Lufthansa scraps almost all Frankfurt & Munich flights on July 27 due to strike

Lufthansa (LHAB) (LHA) is canceling virtually all of its flights at its hubs in Frankfurt (FRA) and Munich (MUC) on July 27, 2022 due to a strike called by ground staff.  

Trade union Verdi has called on ground staff employed by Lufthansa (LHAB) (LHA), around 20,000 people, to hold a full-day walkout as a “warning” in ongoing pay talks, running from 03:45 on July 27 until 06:00 on July 28.  

In total, Lufthansa (LHAB) (LHA) is canceling a total of 678 flights in Frankfurt, affecting 92,000 passengers, and 345 in Munich, affecting 42,000 passengers.  

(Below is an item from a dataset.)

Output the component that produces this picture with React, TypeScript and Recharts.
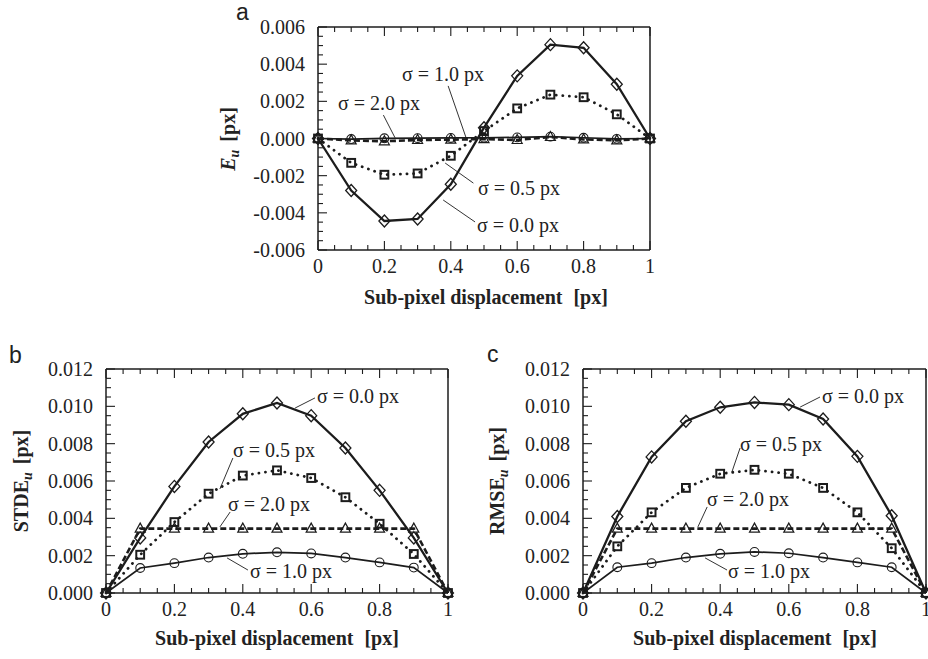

The strike adds to ongoing travel disruption across Europe, which has seen a raft of flight cancellations and delays with the aviation industry struggling to rehire staff to meet travel demand following the pandemic. In addition, some groups of workers are now turning to strikes to push demand for higher pay amidst the tight labor market.  

Lufthansa (LHAB) (LHA) described the decision by the union to opt for strikes at this stage in pay negotiations as disproportionate.  

“The early escalation of a previously constructive collective bargaining round is causing enormous damage,” said Michael Niggemann, Chief Human Resources Officer at Deutsche Lufthansa AG. “It affects our passengers in particular, who are impacted during the peak travel season. And it is putting an additional heavy strain on our employees in an already difficult phase for air traffic.” 

Lufthansa (LHAB) (LHA) said it will try to rebook passengers but warned that availability is limited. 

When it called for the strikes on July 25, 2022, Verdi said members had rejected a pay offer from Lufthansa (LHAB) (LHA) because it wasn’t high enough to cover rising inflation and costs. 

The union has called for all staff to receive a pay increase of at least 350 euros per month. Lufthansa (LHAB) (LHA) has offered an increase of 250 euro per month, to be awarded in two stages, plus a percentage increase linked to company performance.  

“Those left working in ground and security after two years of massive job cuts due to the pandemic are doing their best to keep flights running,” Verdi explained. “But they are running out of steam, mainly because their employer is not doing anything to improve their situation.”